Dataset content:
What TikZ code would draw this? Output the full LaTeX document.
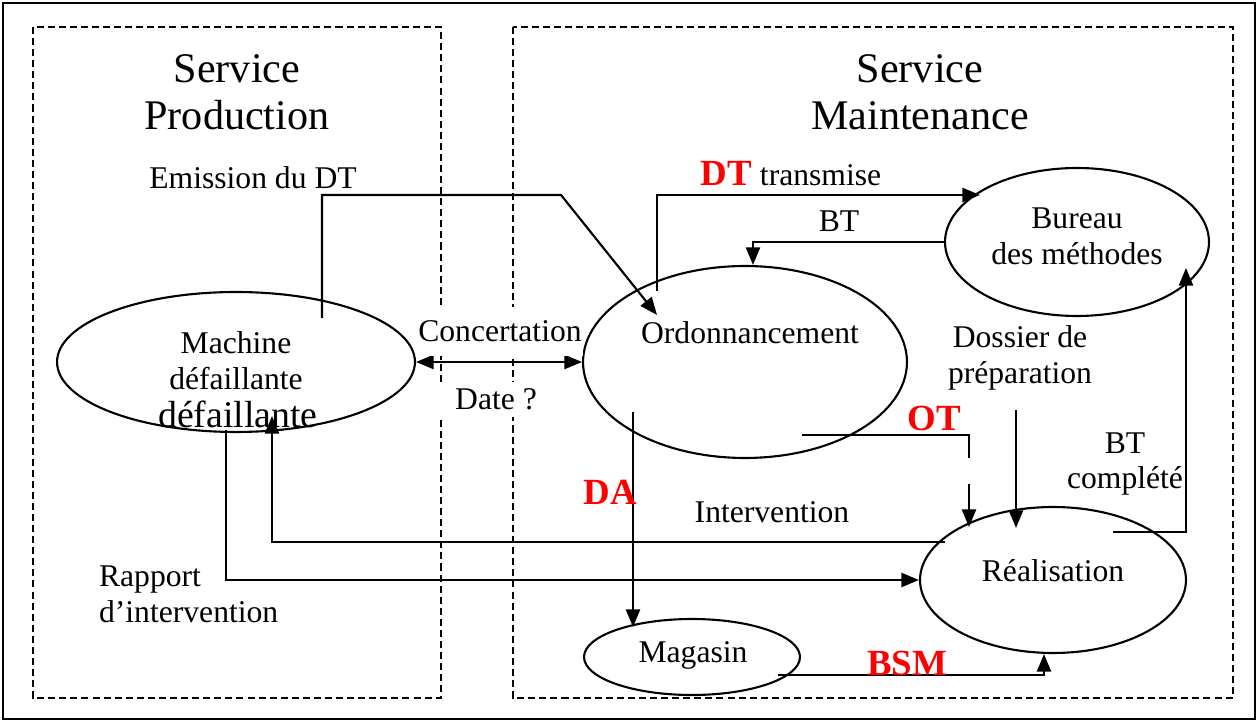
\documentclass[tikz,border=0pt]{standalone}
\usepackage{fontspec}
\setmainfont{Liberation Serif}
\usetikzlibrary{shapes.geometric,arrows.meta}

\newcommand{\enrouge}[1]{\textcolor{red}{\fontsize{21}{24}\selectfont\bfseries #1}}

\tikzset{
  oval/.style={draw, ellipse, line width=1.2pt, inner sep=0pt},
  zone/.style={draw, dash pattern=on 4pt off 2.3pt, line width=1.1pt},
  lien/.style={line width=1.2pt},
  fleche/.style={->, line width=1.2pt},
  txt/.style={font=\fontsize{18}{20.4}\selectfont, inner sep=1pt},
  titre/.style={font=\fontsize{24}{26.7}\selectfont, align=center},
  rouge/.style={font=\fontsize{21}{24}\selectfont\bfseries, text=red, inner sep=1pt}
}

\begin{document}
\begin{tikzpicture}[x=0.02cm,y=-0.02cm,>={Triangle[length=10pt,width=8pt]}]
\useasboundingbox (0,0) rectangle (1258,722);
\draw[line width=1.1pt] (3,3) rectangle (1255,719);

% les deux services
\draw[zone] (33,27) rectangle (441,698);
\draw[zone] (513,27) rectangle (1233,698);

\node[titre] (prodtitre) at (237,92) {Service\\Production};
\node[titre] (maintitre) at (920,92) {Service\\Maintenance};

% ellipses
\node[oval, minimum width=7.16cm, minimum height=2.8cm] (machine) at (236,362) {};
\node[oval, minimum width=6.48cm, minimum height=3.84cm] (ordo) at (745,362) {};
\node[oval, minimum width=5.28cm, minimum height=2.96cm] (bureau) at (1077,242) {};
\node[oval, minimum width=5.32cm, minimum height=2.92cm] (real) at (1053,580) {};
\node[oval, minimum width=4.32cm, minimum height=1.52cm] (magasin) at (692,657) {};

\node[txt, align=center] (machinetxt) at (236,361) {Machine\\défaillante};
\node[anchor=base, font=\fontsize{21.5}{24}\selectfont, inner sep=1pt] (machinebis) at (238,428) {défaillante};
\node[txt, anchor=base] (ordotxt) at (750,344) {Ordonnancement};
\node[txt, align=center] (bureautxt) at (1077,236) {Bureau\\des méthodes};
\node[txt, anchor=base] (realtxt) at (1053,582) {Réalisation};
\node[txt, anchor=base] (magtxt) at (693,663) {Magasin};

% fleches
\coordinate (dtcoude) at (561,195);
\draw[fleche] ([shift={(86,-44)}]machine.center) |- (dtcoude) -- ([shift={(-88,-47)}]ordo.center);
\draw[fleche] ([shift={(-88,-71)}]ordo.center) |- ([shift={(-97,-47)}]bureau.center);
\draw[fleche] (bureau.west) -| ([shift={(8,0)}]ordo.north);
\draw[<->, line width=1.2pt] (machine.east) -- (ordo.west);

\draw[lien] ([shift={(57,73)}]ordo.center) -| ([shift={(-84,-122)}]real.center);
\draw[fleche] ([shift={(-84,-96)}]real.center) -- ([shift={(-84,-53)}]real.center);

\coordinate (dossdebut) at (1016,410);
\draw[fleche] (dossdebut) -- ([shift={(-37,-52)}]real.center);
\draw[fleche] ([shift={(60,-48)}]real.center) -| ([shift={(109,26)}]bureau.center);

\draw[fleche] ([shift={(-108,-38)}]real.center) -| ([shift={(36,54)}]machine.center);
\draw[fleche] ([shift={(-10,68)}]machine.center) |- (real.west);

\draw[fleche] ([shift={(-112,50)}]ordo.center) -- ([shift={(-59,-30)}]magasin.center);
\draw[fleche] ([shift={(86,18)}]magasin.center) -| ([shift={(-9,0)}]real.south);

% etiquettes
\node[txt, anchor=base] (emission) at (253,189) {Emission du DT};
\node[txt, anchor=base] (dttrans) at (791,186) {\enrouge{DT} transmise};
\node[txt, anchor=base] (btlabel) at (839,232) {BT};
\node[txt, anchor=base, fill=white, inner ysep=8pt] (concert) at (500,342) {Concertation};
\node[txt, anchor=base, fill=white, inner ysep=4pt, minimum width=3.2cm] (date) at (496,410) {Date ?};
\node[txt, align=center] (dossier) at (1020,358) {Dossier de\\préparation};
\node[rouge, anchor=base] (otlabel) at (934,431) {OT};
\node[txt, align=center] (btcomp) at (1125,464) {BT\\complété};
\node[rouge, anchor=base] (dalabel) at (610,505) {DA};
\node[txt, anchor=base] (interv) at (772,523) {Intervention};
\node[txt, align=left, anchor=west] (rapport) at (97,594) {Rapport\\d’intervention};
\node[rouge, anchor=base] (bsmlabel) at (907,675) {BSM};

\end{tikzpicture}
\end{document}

What is asked: Reproduce every line exactly and omit all pictures.

Expected answer:
What TikZ code would draw this? Output the full LaTeX document.
\documentclass[tikz,border=0pt]{standalone}
\usepackage{fontspec}
\setmainfont{Liberation Serif}
\usetikzlibrary{shapes.geometric,arrows.meta}

\newcommand{\enrouge}[1]{\textcolor{red}{\fontsize{21}{24}\selectfont\bfseries #1}}

\tikzset{
  oval/.style={draw, ellipse, line width=1.2pt, inner sep=0pt},
  zone/.style={draw, dash pattern=on 4pt off 2.3pt, line width=1.1pt},
  lien/.style={line width=1.2pt},
  fleche/.style={->, line width=1.2pt},
  txt/.style={font=\fontsize{18}{20.4}\selectfont, inner sep=1pt},
  titre/.style={font=\fontsize{24}{26.7}\selectfont, align=center},
  rouge/.style={font=\fontsize{21}{24}\selectfont\bfseries, text=red, inner sep=1pt}
}

\begin{document}
\begin{tikzpicture}[x=0.02cm,y=-0.02cm,>={Triangle[length=10pt,width=8pt]}]
\useasboundingbox (0,0) rectangle (1258,722);
\draw[line width=1.1pt] (3,3) rectangle (1255,719);

% les deux services
\draw[zone] (33,27) rectangle (441,698);
\draw[zone] (513,27) rectangle (1233,698);

\node[titre] (prodtitre) at (237,92) {Service\\Production};
\node[titre] (maintitre) at (920,92) {Service\\Maintenance};

% ellipses
\node[oval, minimum width=7.16cm, minimum height=2.8cm] (machine) at (236,362) {};
\node[oval, minimum width=6.48cm, minimum height=3.84cm] (ordo) at (745,362) {};
\node[oval, minimum width=5.28cm, minimum height=2.96cm] (bureau) at (1077,242) {};
\node[oval, minimum width=5.32cm, minimum height=2.92cm] (real) at (1053,580) {};
\node[oval, minimum width=4.32cm, minimum height=1.52cm] (magasin) at (692,657) {};

\node[txt, align=center] (machinetxt) at (236,361) {Machine\\défaillante};
\node[anchor=base, font=\fontsize{21.5}{24}\selectfont, inner sep=1pt] (machinebis) at (238,428) {défaillante};
\node[txt, anchor=base] (ordotxt) at (750,344) {Ordonnancement};
\node[txt, align=center] (bureautxt) at (1077,236) {Bureau\\des méthodes};
\node[txt, anchor=base] (realtxt) at (1053,582) {Réalisation};
\node[txt, anchor=base] (magtxt) at (693,663) {Magasin};

% fleches
\coordinate (dtcoude) at (561,195);
\draw[fleche] ([shift={(86,-44)}]machine.center) |- (dtcoude) -- ([shift={(-88,-47)}]ordo.center);
\draw[fleche] ([shift={(-88,-71)}]ordo.center) |- ([shift={(-97,-47)}]bureau.center);
\draw[fleche] (bureau.west) -| ([shift={(8,0)}]ordo.north);
\draw[<->, line width=1.2pt] (machine.east) -- (ordo.west);

\draw[lien] ([shift={(57,73)}]ordo.center) -| ([shift={(-84,-122)}]real.center);
\draw[fleche] ([shift={(-84,-96)}]real.center) -- ([shift={(-84,-53)}]real.center);

\coordinate (dossdebut) at (1016,410);
\draw[fleche] (dossdebut) -- ([shift={(-37,-52)}]real.center);
\draw[fleche] ([shift={(60,-48)}]real.center) -| ([shift={(109,26)}]bureau.center);

\draw[fleche] ([shift={(-108,-38)}]real.center) -| ([shift={(36,54)}]machine.center);
\draw[fleche] ([shift={(-10,68)}]machine.center) |- (real.west);

\draw[fleche] ([shift={(-112,50)}]ordo.center) -- ([shift={(-59,-30)}]magasin.center);
\draw[fleche] ([shift={(86,18)}]magasin.center) -| ([shift={(-9,0)}]real.south);

% etiquettes
\node[txt, anchor=base] (emission) at (253,189) {Emission du DT};
\node[txt, anchor=base] (dttrans) at (791,186) {\enrouge{DT} transmise};
\node[txt, anchor=base] (btlabel) at (839,232) {BT};
\node[txt, anchor=base, fill=white, inner ysep=8pt] (concert) at (500,342) {Concertation};
\node[txt, anchor=base, fill=white, inner ysep=4pt, minimum width=3.2cm] (date) at (496,410) {Date ?};
\node[txt, align=center] (dossier) at (1020,358) {Dossier de\\préparation};
\node[rouge, anchor=base] (otlabel) at (934,431) {OT};
\node[txt, align=center] (btcomp) at (1125,464) {BT\\complété};
\node[rouge, anchor=base] (dalabel) at (610,505) {DA};
\node[txt, anchor=base] (interv) at (772,523) {Intervention};
\node[txt, align=left, anchor=west] (rapport) at (97,594) {Rapport\\d’intervention};
\node[rouge, anchor=base] (bsmlabel) at (907,675) {BSM};

\end{tikzpicture}
\end{document}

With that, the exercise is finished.